Swedish clothing retail major H&M will continue to buy garment items from Bangladesh even as it scouts for alternative sourcing destinations, a top official of the company has said according to reports in the Bangladeshi media.
“H&M has maintained good relations with Bangladesh over the last 30 years. We have a long-term plan for Bangladesh. So we will continue business with Bangladesh,” said Hendrik Heuermann, Sustainability Manager of H&M in Germany.
Heuermann’s comment came at an interaction with a group of Bangladeshi journalists who visited his Hamburg office in Germany last week.
H&M, the largest buyer for Bangladesh’s clothing products, has recently started sourcing garment items from some new destinations such as Ethiopia and Myanmar. H&M purchases about $5 billion of garment products from Bangladesh a year.
The company will use Ethiopia and Myanmar as the sources of basic garment items as Bangladesh started producing value-added garment items like jackets, for upscale customers in the western world, Heuermann said.

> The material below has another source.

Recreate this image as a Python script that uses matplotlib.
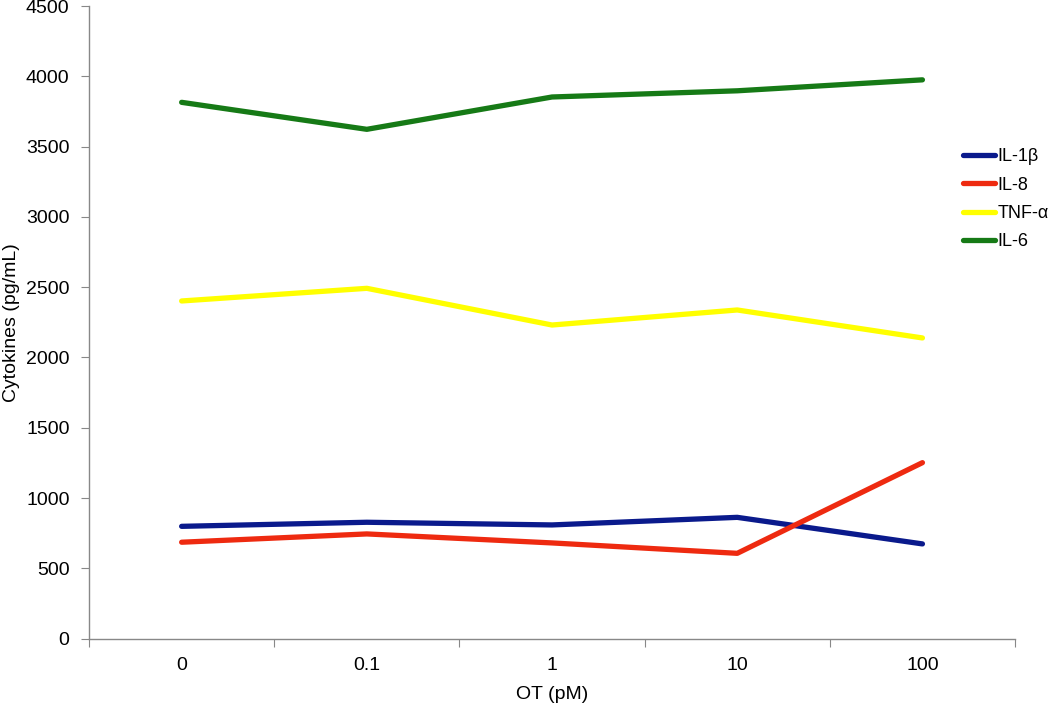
import matplotlib
matplotlib.use("Agg")
import matplotlib.pyplot as plt
import numpy as np

categories = ["0", "0.1", "1", "10", "100"]
il1b = [799, 828, 809, 863, 674]
il8 = [686, 745, 681, 607, 1252]
tnf = [2402, 2492, 2231, 2338, 2139]
il6 = [3815, 3623, 3853, 3897, 3975]
series_names = ["IL-1β", "IL-8", "TNF-α", "IL-6"]
colors = ["#0a1a8c", "#ee2a10", "#ffff00", "#167a16"]

plt.rcParams['font.family'] = ['Liberation Sans', 'DejaVu Sans']

fig = plt.figure(figsize=(10.5, 7.09), dpi=100)
ax = fig.add_axes([0.0848, 0.0992, 0.8819, 0.8923])

x = np.arange(len(categories))
for vals, name, c in zip([il1b, il8, tnf, il6], series_names, colors):
    ax.plot(x, vals, color=c, lw=3.8, label=name, solid_capstyle='round', solid_joinstyle='round')

ax.set_xlim(-0.5, len(categories) - 0.5)
ax.set_ylim(0, 4500)
ax.set_yticks(np.arange(0, 4501, 500))
ax.set_xticks(np.arange(-0.5, len(categories), 1.0))
ax.set_xticklabels([])
ax.set_xticks(x, minor=True)
ax.set_xticklabels(categories, minor=True)
ax.tick_params(axis='x', which='minor', length=0, pad=13, labelsize=14)
ax.tick_params(axis='x', which='major', length=6, direction='out', color='#888888')
ax.tick_params(axis='y', length=6, direction='out', color='#888888', pad=8, labelsize=14)

for s in ['top', 'right']:
    ax.spines[s].set_visible(False)
for s in ['left', 'bottom']:
    ax.spines[s].set_color('#888888')
    ax.spines[s].set_linewidth(1.0)

ax.set_xlabel("OT (pM)", fontsize=14, labelpad=9)
fig.text(12 / 1050, 0.0992 + 0.8923 / 2, "Cytokines (pg/mL)", rotation=90,
         ha='center', va='center', fontsize=14)

leg = ax.legend(loc='center left', bbox_to_anchor=(0.9105, 0.719), bbox_transform=fig.transFigure,
                frameon=False, fontsize=13, handlelength=1.75, handletextpad=0.15,
                labelspacing=0.62, borderaxespad=0)

fig.savefig("out.png", dpi=100)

But he declined to comment on the quantity and prices of the apparel items the company sources from Bangladesh every year.

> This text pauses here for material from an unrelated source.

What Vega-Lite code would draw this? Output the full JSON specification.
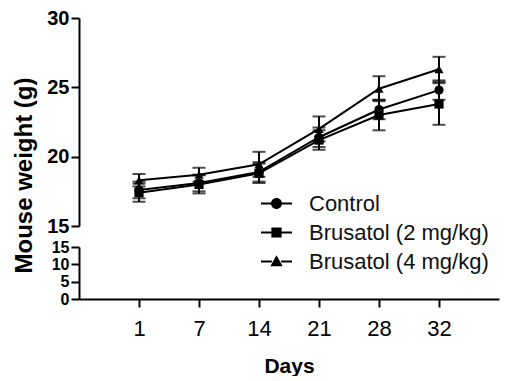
{
  "$schema": "https://vega.github.io/schema/vega-lite/v6.json",
  "background": "white",
  "padding": {"left": 12, "top": 8, "right": 5, "bottom": 0},
  "bounds": "flush",
  "config": {
    "view": {"stroke": null},
    "font": "Liberation Sans",
    "axis": {
      "domainColor": "black", "domainWidth": 2, "tickColor": "black", "tickWidth": 2, "tickSize": 8,
      "labelColor": "black", "titleColor": "black", "grid": false, "labelFont": "Liberation Sans", "titleFont": "Liberation Sans"
    }
  },
  "datasets": {
    "w": [
      {"group": "Control", "day": "1", "weight": 17.6, "err": 0.6},
      {"group": "Control", "day": "7", "weight": 18.1, "err": 0.6},
      {"group": "Control", "day": "14", "weight": 18.9, "err": 0.7},
      {"group": "Control", "day": "21", "weight": 21.4, "err": 0.7},
      {"group": "Control", "day": "28", "weight": 23.4, "err": 0.7},
      {"group": "Control", "day": "32", "weight": 24.8, "err": 0.7},
      {"group": "Brusatol (2 mg/kg)", "day": "1", "weight": 17.4, "err": 0.65},
      {"group": "Brusatol (2 mg/kg)", "day": "7", "weight": 18.0, "err": 0.65},
      {"group": "Brusatol (2 mg/kg)", "day": "14", "weight": 18.8, "err": 0.7},
      {"group": "Brusatol (2 mg/kg)", "day": "21", "weight": 21.2, "err": 0.7},
      {"group": "Brusatol (2 mg/kg)", "day": "28", "weight": 23.0, "err": 1.1},
      {"group": "Brusatol (2 mg/kg)", "day": "32", "weight": 23.8, "err": 1.5},
      {"group": "Brusatol (4 mg/kg)", "day": "1", "weight": 18.3, "err": 0.45},
      {"group": "Brusatol (4 mg/kg)", "day": "7", "weight": 18.7, "err": 0.5},
      {"group": "Brusatol (4 mg/kg)", "day": "14", "weight": 19.45, "err": 0.9},
      {"group": "Brusatol (4 mg/kg)", "day": "21", "weight": 22.0, "err": 0.9},
      {"group": "Brusatol (4 mg/kg)", "day": "28", "weight": 24.9, "err": 0.9},
      {"group": "Brusatol (4 mg/kg)", "day": "32", "weight": 26.3, "err": 0.9}
    ]
  },
  "spacing": 21,
  "resolve": {"scale": {"y": "independent"}},
  "vconcat": [
    {
      "width": 420,
      "height": 208,
      "data": {"name": "w"},
      "encoding": {
        "x": {"field": "day", "type": "ordinal", "scale": {"type": "point", "domain": ["1", "7", "14", "21", "28", "32"], "padding": 1}, "axis": null},
        "y": {
          "field": "weight", "type": "quantitative",
          "scale": {"domain": [15, 30], "nice": false, "zero": false},
          "axis": {
            "values": [15, 20, 25, 30], "title": "Mouse weight (g)", "labelFontSize": 20, "labelFontWeight": "bold",
            "labelPadding": 2, "labelFlush": false, "titleFontSize": 24, "titleFontWeight": "bold",
            "titleX": -55, "titleY": 157, "titleBaseline": "middle", "titleAngle": -90
          }
        }
      },
      "resolve": {"scale": {"shape": "independent"}, "legend": {"shape": "independent"}},
      "layer": [
        {"mark": {"type": "line", "color": "black", "strokeWidth": 2}, "encoding": {"detail": {"field": "group"}}},
        {
          "mark": {"type": "errorbar", "ticks": {"size": 13, "thickness": 2, "color": "black"}, "rule": {"strokeWidth": 2, "color": "black"}},
          "encoding": {"yError": {"field": "err"}, "detail": {"field": "group"}}
        },
        {
          "mark": {"type": "point", "filled": true, "color": "black", "opacity": 1, "size": 85},
          "encoding": {
            "shape": {
              "field": "group", "type": "nominal",
              "scale": {"domain": ["Control", "Brusatol (2 mg/kg)", "Brusatol (4 mg/kg)"], "range": ["circle", "square", "triangle-up"]},
              "legend": null
            }
          }
        },
        {
          "transform": [{"filter": "false"}],
          "mark": {"type": "point", "filled": true, "color": "black", "opacity": 1},
          "encoding": {
            "shape": {
              "field": "group", "type": "nominal",
              "scale": {
                "domain": ["Control", "Brusatol (2 mg/kg)", "Brusatol (4 mg/kg)"],
                "range": [
                  "M-1,-0.065H-0.3V0.065H-1Z M0.3,-0.065H1V0.065H0.3Z M-0.355,0A0.355,0.355 0 1,1 0.355,0A0.355,0.355 0 1,1 -0.355,0Z",
                  "M-1,-0.065H-0.3V0.065H-1Z M0.3,-0.065H1V0.065H0.3Z M-0.33,-0.33H0.33V0.33H-0.33Z",
                  "M-1,-0.065H-0.3V0.065H-1Z M0.3,-0.065H1V0.065H0.3Z M0,-0.4L0.4,0.3H-0.4Z"
                ]
              },
              "legend": {
                "orient": "none", "legendX": 182, "legendY": 170, "title": null, "padding": 0,
                "symbolSize": 961, "symbolFillColor": "black", "symbolStrokeWidth": 0, "symbolOpacity": 1,
                "labelFontSize": 22, "labelColor": "#111", "labelOffset": 17, "rowPadding": 2, "labelLimit": 0
              }
            }
          }
        }
      ]
    },
    {
      "width": 420,
      "height": 52,
      "data": {"name": "w"},
      "mark": {"type": "point", "opacity": 0},
      "encoding": {
        "x": {
          "field": "day", "type": "ordinal", "scale": {"type": "point", "domain": ["1", "7", "14", "21", "28", "32"], "padding": 1},
          "axis": {"title": "Days", "labelAngle": 0, "labelFontSize": 22, "labelPadding": 11, "titleFontSize": 21, "titleFontWeight": "bold", "titlePadding": 16}
        },
        "y": {
          "field": "weight", "type": "quantitative",
          "scale": {"domain": [0, 15], "nice": false, "zero": false},
          "axis": {"values": [0, 5, 10, 15], "title": null, "labelFontSize": 16, "labelFontWeight": "bold", "labelPadding": 2, "labelFlush": false, "labelOverlap": false}
        }
      }
    }
  ]
}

He said H&M has no plan currently to open any retail shop in Bangladesh, although the retail giant opened some stores in India last year to meet the demand for middle-income customers.
H&M also plans to open stores in New Zealand, Puerto Rico and Cyprus this year as the company thinks those are its potential markets, the official said.
Heuermann said Bangladesh is still a competitive country for producing garment items.
After the Rana Plaza building collapse in April in 2013, H&M had been criticized by customers for sourcing garment items at cheap prices, although the company did not buy garments from the factories housed in the Rana Plaza building.
Heuermann said his company has started a “fair wage method” in some garment factories in Bangladesh this year to help improve productivity and factory working conditions.